Service Rigs 101

Service rigs in Canada, and the crews that operate them, are sought after around the globe. CAOEC Service Rig members have operated their equipment from Australia to Russia and everywhere in between. The Western Canadian Sedimentary Basin (WCSB) is one of the most challenging basins to produce hydrocarbons, and the rigs and people developed working in the WCSB have experience that is second to none.

Service rigs are much smaller than drilling rigs and they are fully mobile. Where a drilling rig requires trucks to move its various pieces, a service rig's equiment is on wheels, and can be driven from location to location. Mobility is required because unlike drilling rigs that, once situated, can spend months in the same location, service rigs will move often (sometimes daily) to new jobs on different well sites.

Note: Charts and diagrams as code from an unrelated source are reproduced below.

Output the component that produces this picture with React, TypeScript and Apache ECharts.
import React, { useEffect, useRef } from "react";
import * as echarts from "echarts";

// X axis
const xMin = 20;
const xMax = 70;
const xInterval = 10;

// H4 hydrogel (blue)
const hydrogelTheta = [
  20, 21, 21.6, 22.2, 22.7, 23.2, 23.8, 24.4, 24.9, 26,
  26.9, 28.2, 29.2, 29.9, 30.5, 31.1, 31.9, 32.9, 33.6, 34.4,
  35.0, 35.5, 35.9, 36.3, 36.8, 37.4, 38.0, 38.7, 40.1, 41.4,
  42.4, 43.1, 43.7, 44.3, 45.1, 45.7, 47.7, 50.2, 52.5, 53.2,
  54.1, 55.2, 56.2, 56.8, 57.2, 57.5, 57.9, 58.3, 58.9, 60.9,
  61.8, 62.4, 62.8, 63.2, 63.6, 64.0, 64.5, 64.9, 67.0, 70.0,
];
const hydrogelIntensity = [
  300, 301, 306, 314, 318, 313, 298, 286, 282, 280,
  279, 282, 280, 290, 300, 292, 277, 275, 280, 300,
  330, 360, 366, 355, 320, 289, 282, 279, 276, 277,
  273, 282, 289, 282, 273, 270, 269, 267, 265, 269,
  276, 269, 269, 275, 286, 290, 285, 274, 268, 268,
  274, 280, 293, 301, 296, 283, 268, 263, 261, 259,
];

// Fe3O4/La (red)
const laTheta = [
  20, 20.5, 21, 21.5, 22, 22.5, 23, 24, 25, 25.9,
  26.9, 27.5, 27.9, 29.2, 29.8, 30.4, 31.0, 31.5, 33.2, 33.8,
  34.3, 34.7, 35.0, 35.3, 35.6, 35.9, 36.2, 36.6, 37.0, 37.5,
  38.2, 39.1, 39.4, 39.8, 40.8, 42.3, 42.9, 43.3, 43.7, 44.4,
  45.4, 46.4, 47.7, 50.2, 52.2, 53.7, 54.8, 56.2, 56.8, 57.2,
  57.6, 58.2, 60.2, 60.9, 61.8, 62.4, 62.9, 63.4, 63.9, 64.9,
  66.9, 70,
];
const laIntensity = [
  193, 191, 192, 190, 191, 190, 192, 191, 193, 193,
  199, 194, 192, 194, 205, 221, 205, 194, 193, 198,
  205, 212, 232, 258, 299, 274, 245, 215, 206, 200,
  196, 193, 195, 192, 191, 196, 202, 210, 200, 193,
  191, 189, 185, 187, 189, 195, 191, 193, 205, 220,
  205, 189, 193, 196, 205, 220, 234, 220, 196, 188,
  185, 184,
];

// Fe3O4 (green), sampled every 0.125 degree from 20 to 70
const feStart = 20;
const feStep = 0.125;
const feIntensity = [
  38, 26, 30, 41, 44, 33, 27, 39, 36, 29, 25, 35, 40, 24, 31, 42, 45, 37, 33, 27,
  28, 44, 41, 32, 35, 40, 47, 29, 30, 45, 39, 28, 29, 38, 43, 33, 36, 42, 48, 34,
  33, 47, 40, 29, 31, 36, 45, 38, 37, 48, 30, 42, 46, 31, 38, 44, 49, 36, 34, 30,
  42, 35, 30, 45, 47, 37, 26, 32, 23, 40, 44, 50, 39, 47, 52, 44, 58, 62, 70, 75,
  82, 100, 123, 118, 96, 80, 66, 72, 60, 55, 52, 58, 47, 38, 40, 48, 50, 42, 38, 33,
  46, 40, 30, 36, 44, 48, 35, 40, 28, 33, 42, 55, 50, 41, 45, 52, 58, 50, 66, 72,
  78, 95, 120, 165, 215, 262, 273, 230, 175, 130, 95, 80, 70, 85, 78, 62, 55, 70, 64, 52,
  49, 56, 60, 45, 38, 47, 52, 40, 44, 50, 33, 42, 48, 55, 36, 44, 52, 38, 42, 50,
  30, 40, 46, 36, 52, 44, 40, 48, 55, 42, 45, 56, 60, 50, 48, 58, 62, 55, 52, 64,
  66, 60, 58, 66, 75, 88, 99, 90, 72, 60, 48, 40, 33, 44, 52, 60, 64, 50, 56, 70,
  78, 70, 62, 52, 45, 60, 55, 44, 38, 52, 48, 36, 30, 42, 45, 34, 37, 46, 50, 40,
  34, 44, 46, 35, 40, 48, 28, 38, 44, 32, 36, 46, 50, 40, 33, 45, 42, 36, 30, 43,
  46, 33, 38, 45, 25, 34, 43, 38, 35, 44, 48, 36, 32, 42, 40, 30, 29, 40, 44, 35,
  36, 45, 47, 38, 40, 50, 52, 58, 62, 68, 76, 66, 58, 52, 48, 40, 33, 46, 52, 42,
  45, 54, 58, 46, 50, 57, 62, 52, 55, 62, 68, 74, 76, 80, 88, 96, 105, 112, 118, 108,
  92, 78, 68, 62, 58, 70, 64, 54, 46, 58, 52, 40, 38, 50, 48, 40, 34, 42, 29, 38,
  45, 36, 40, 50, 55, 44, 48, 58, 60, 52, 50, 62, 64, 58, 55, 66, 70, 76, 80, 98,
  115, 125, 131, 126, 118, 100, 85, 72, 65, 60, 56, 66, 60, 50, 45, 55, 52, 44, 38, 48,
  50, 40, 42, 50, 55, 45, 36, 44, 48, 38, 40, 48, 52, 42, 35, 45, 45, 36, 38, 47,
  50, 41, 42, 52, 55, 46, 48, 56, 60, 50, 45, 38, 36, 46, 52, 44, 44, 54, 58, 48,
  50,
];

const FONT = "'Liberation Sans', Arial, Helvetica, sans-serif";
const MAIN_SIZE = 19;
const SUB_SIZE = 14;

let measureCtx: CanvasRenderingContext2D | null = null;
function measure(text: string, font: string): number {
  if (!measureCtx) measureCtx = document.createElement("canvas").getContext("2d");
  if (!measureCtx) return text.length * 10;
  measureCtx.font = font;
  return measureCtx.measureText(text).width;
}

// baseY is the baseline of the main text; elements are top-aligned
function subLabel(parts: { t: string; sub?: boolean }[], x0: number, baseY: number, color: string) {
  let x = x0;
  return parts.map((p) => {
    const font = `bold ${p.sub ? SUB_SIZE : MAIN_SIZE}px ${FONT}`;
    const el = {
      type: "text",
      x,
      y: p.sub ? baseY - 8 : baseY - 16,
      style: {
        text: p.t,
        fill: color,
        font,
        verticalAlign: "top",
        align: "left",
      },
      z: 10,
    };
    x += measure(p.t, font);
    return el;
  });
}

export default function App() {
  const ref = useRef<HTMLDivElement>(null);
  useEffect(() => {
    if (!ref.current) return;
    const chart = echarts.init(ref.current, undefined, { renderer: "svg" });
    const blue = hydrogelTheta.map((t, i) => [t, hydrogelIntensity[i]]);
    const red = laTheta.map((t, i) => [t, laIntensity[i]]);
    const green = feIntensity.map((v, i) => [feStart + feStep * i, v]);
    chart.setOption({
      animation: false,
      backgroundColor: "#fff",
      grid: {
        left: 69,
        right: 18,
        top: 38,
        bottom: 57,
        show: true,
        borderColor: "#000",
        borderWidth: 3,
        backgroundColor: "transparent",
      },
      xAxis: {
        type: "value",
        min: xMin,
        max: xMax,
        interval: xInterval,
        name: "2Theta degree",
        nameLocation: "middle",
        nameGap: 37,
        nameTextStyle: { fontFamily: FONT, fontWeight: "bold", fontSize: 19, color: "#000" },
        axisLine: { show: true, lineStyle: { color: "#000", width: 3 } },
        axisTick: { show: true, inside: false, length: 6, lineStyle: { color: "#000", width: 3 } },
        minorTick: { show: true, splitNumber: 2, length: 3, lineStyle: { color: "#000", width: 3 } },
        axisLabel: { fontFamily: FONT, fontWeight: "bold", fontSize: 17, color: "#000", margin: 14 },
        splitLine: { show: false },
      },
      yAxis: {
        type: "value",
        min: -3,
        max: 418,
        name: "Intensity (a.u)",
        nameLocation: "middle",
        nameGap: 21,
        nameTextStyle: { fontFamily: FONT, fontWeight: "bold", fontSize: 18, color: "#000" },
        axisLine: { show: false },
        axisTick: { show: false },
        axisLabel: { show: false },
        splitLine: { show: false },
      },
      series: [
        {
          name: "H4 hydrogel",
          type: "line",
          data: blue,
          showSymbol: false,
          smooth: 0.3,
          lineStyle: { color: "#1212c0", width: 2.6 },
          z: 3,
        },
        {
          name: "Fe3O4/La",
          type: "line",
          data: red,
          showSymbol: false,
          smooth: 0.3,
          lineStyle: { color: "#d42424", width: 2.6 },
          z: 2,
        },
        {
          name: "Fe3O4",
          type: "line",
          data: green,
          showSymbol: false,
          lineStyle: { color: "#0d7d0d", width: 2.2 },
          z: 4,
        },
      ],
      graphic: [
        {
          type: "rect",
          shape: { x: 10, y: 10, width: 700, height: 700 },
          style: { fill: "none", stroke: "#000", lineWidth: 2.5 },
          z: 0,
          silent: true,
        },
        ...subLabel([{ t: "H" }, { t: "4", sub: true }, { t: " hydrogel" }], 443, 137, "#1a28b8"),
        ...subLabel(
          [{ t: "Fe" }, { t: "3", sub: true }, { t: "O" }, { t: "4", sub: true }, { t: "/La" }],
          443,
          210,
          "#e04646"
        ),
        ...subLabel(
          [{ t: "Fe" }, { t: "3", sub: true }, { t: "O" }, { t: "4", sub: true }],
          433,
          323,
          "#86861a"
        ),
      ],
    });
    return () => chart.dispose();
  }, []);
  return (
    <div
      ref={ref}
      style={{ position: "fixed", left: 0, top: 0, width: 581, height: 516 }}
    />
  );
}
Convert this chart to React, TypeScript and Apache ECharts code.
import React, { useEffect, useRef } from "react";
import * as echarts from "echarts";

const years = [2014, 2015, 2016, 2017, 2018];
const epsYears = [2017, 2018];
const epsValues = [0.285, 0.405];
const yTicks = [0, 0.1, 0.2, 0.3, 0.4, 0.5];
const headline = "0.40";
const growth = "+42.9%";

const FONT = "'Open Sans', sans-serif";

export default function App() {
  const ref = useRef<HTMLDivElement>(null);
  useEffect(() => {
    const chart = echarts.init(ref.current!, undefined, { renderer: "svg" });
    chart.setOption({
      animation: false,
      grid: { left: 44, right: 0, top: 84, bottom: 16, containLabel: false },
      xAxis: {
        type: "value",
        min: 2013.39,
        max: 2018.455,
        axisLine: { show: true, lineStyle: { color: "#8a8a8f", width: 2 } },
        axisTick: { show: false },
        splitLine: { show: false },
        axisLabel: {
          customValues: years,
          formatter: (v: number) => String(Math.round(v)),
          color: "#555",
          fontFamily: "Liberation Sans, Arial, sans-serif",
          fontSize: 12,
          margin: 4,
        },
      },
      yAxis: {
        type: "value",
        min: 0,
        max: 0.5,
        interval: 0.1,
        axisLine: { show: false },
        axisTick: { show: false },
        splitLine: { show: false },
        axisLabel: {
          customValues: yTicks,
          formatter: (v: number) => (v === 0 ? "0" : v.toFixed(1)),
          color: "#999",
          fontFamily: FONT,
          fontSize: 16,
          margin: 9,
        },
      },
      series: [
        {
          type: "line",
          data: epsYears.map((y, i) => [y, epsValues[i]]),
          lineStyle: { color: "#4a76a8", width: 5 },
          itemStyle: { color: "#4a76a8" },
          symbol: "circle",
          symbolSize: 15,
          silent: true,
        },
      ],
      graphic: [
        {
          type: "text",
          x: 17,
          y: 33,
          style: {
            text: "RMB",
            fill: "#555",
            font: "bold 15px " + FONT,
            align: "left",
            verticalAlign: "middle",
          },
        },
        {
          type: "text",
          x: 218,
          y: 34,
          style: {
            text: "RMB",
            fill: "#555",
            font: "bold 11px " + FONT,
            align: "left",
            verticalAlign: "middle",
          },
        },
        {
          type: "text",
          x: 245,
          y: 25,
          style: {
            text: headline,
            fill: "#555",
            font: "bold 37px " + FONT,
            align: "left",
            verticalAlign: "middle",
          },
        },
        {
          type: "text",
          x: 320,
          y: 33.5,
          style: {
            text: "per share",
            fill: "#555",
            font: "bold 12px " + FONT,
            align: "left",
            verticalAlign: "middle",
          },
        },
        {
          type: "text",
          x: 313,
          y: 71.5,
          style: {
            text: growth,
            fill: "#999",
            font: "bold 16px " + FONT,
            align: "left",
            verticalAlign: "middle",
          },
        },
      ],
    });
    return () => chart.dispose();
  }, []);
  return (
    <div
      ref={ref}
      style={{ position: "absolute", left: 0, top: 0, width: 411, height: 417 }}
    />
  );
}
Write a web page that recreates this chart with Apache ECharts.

Combined, CAOEC Service Members operate over 900 rigs in Canada. The demand for service rigs is generally different than for drilling rigs, and is not as directly impacted by the price of oil or natural gas. Work on existing wells can be more economical when commodity prices are lower because operating costs are not as high, and returns are often more predictable. This means service rigs may still be busy when producers aren't otherwise looking to drill new wells.

From turning exploratory wells into producing wells, to shutting wells in (temporarily halting well production), to repairing wells as required, to abandoning wells (permanently and safely closing the well) service rigs are used to perform a variety of different services and will often return to the same well site many times. The service rig unit carries the mast structure (otherwise known as the derrick) and the rig floor. When a rig is working downhole, the unit is secured with its derrick sitting over top of the well bore.

Like drilling rigs, service rigs also come in different sizes. A typical rig is close to 20 meters long with the board. With the board and derrick laid over, it is just over four meters high. The laid-over derrick can hang out anywhere from one to eight meters beyond the cab. When loaded up and ready to move a typical rig can weigh up to 50,000 kilograms and is close to 20 meters long (with the laid-over derrick extending anywhere from 1 to 8 meters beyond the cab) and 4 meters high.

Additionally, service rigs work on both oil and natural gas wells, and must adjust their procedures accordingly. These must rigs keep pace with all of the market driven changes in activity, and as such have made technological adjustments along the way. Service rigs, however, don't vary as greatly as drilling rigs, and many of the anciliary well services are handled by purpose-built, specialty equipment such as coil tubing or fracking units.